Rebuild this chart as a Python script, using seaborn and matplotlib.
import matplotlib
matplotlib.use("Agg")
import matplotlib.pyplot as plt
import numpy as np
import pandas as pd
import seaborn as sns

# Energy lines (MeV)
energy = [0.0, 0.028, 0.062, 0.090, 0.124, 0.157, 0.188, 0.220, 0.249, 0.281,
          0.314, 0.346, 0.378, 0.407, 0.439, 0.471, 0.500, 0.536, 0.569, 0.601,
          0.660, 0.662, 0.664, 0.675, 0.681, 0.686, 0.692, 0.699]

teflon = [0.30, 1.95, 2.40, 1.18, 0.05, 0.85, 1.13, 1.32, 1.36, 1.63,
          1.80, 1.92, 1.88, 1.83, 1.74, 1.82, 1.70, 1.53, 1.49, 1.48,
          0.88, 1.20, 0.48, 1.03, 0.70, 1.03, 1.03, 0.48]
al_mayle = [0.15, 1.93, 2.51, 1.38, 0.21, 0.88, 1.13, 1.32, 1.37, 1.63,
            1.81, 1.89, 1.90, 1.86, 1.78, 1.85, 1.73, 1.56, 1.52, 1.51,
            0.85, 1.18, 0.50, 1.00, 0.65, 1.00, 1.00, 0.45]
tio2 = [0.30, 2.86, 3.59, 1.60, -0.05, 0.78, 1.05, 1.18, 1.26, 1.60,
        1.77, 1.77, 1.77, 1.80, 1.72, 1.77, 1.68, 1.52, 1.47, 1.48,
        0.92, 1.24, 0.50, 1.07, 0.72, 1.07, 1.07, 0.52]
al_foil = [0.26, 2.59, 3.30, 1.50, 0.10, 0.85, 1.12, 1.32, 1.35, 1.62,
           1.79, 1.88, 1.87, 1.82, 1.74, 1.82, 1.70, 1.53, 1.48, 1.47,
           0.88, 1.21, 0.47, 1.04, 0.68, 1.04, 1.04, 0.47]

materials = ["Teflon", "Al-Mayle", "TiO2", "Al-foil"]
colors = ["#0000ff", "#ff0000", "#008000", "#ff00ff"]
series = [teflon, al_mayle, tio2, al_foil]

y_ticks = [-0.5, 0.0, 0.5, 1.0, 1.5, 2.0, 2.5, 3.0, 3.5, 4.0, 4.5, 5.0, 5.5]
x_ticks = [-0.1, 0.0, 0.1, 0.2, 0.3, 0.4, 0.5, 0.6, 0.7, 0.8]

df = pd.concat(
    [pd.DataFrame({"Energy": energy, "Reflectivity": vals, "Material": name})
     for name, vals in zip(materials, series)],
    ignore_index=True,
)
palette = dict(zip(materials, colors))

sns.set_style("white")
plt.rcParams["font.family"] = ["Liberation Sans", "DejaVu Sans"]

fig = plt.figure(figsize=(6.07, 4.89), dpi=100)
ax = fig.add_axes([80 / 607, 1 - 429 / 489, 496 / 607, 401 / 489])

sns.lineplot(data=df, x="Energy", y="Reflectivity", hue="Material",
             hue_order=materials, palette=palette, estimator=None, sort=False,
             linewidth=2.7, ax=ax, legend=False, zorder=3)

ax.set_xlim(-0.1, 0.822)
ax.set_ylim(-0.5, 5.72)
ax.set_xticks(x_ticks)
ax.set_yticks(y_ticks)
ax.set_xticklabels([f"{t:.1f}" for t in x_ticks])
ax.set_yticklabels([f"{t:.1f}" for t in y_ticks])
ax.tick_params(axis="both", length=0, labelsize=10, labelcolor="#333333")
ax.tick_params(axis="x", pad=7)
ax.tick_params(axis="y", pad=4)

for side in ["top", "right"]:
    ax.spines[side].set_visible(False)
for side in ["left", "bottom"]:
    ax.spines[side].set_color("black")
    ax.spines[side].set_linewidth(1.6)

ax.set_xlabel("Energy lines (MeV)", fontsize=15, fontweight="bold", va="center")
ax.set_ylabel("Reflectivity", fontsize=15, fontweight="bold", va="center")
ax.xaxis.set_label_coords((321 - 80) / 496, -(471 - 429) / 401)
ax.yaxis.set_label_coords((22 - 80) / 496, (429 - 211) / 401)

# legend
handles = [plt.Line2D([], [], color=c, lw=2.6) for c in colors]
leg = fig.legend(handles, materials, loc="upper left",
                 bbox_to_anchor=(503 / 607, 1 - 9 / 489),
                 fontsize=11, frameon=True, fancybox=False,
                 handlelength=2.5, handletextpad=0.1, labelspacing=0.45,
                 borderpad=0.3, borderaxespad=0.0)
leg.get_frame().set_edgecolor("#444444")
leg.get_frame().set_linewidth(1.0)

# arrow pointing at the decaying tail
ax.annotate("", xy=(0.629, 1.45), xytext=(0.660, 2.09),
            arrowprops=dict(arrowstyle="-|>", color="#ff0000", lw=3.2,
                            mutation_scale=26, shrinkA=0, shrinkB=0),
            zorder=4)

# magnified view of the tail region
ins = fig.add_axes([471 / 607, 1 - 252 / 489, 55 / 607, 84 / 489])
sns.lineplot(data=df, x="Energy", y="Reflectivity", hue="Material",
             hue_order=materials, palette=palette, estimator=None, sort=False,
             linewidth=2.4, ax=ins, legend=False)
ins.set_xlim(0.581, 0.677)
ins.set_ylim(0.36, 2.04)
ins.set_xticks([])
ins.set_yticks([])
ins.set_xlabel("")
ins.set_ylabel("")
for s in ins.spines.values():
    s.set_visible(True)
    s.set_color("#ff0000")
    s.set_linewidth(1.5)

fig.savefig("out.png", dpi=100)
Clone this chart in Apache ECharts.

◆ ◆ ◆ ◆

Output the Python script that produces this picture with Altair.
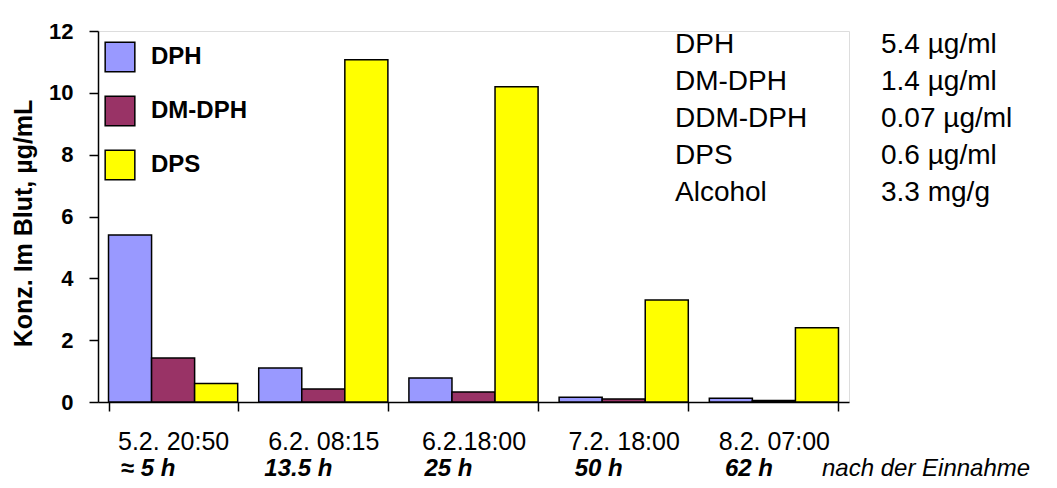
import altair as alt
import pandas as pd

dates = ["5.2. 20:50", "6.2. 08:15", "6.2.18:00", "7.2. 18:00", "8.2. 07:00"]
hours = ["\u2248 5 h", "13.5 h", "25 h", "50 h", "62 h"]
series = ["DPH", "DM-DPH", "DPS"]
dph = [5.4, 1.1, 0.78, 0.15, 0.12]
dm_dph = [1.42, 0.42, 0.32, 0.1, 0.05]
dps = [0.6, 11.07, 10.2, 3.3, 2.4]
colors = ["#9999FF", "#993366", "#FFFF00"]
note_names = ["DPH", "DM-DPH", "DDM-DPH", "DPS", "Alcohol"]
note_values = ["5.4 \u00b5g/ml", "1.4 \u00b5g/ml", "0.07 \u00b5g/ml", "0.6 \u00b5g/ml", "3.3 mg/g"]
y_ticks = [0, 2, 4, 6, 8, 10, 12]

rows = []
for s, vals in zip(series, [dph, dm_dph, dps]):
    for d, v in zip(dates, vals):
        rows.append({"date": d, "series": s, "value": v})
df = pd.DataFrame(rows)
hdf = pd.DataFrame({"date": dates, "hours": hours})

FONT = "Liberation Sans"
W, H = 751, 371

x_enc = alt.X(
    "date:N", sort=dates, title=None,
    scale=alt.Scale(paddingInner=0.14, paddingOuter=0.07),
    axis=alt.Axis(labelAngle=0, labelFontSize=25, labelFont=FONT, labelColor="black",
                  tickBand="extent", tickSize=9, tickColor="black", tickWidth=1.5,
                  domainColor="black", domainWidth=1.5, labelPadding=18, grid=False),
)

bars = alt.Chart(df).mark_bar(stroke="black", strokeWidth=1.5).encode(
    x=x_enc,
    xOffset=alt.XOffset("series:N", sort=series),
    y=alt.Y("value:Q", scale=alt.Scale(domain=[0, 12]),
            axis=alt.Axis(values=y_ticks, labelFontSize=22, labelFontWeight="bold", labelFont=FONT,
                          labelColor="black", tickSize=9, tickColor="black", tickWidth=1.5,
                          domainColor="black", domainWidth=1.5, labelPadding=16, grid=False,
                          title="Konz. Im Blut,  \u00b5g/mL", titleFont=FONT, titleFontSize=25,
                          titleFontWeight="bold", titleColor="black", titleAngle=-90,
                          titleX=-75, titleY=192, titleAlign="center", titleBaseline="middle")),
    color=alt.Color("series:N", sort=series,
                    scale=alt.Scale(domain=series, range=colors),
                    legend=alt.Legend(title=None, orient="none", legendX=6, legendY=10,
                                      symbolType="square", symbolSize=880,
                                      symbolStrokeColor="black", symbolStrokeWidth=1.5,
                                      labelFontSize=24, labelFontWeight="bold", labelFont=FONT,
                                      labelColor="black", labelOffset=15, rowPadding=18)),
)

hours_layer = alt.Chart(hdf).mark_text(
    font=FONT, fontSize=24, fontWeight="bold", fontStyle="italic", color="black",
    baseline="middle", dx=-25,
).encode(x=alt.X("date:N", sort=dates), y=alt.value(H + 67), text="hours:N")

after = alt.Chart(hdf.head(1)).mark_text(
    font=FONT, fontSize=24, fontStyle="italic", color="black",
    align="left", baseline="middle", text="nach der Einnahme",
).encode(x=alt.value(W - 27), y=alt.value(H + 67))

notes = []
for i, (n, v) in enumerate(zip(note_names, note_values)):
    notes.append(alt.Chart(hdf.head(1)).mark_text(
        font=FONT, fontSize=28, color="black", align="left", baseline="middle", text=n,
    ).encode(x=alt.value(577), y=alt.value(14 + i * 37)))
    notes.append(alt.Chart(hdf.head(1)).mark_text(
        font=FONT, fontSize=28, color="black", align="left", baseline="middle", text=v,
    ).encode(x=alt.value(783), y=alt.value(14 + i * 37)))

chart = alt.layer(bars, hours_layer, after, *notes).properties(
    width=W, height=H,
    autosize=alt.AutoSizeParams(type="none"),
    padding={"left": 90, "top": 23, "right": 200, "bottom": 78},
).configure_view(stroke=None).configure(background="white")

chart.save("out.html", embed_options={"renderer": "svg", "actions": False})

◆ ◆ ◆ ◆

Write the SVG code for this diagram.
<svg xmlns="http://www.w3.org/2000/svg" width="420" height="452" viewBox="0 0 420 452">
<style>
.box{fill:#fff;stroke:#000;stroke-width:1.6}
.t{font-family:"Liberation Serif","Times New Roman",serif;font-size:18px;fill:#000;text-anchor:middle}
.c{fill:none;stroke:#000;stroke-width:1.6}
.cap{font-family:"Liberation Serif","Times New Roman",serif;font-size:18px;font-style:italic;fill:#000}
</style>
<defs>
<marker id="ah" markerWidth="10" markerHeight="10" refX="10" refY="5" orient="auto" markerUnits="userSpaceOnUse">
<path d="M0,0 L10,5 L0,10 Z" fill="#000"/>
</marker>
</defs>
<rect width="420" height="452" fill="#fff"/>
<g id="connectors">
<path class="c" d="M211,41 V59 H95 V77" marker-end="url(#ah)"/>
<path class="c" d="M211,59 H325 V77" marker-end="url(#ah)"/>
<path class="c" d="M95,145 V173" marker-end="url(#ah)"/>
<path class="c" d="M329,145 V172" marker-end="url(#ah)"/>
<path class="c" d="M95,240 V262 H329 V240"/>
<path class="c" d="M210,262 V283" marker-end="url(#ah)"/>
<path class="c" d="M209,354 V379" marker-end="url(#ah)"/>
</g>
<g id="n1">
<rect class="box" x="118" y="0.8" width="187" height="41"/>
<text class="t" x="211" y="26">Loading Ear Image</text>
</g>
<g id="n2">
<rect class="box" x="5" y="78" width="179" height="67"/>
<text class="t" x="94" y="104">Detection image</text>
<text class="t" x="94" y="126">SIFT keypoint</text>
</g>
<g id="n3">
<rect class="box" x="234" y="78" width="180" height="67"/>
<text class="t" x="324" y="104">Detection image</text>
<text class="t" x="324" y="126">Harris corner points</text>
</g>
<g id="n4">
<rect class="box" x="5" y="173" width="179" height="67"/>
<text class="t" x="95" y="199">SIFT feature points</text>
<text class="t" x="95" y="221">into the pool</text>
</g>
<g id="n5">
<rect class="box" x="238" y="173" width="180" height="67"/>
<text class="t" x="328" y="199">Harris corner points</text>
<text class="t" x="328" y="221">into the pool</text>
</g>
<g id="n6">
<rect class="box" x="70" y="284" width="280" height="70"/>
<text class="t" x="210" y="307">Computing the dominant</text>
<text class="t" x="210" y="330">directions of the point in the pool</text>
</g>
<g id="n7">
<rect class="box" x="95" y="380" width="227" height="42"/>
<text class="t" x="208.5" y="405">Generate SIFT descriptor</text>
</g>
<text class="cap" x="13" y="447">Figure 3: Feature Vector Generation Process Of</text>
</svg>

◆ ◆ ◆ ◆

§ **Exercise**: Using the data above, repeat exactly the lines that begin at the line with "Rebuild this chart" and end at the line with "0.660, 0.662, 0.664, 0.675, 0.681, 0.686, 0.692, 0.699]", both ends included.

§ **Written solution**:
Rebuild this chart as a Python script, using seaborn and matplotlib.
import matplotlib
matplotlib.use("Agg")
import matplotlib.pyplot as plt
import numpy as np
import pandas as pd
import seaborn as sns

# Energy lines (MeV)
energy = [0.0, 0.028, 0.062, 0.090, 0.124, 0.157, 0.188, 0.220, 0.249, 0.281,
          0.314, 0.346, 0.378, 0.407, 0.439, 0.471, 0.500, 0.536, 0.569, 0.601,
          0.660, 0.662, 0.664, 0.675, 0.681, 0.686, 0.692, 0.699]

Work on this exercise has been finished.